Todos podemos adquirir esa orientación hacia la virtud, la bondad y la belleza: más felicidad y paz de las que nunca imaginamos.

LA ANSIEDAD NO ES UNA DESVENTAJA

Como hemos visto, cuando estamos aquejados de ansiedad o depresión —o cualquier síntoma— pensamos que ese «desastre emocional» nos va impedir llevar una vida normal. Y si estamos en una cafetería y entran unos muchachos alegres, sosegados, llenos de energía vital, les miramos con envidia y tristeza: «¡Soy un enfermo! Todo el mundo tiene sus facultades en su sitio y puede disfrutar de la vida».

Pero esa no es la forma racional de encarar el tema. Por el contrario, tenemos que decirnos: «Mi vida va a cambiar.
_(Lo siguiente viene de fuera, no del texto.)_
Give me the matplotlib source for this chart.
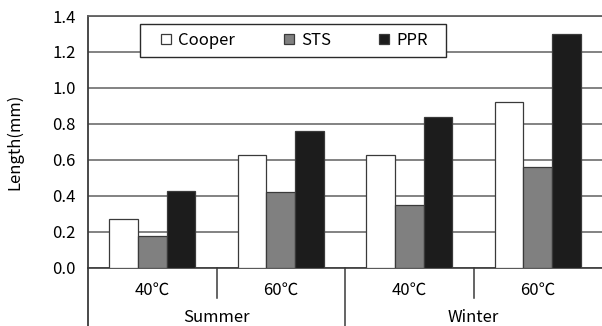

A través de la virtud, estos síntomas me van a hacer descubrir la cuarta dimensión de la existencia, que es un lugar mucho mejor».

En este capítulo hemos aprendido que:

  • La ansiedad, las depresiones, el cansancio crónico y demás malestares producidos por la mente se desvanecen cuando dejamos de tenerles miedo.
  • Cada vez que pensemos que el síntoma nos ha fastidiado la vida y que no podremos ser felices hemos de pensar: «¡Mi vida va a ser mejor, solo que de otra forma!».
  • El placer de la virtud es superior a cualquier otro. Podemos ser muy felices aunque tengamos depresión o ansiedad si nos orientamos hacia la virtud.
  • Algunas de las virtudes que nos ayudarán a perderle el miedo a la depresión o la ansiedad son el amor de pareja, la honestidad total y darse a los demás.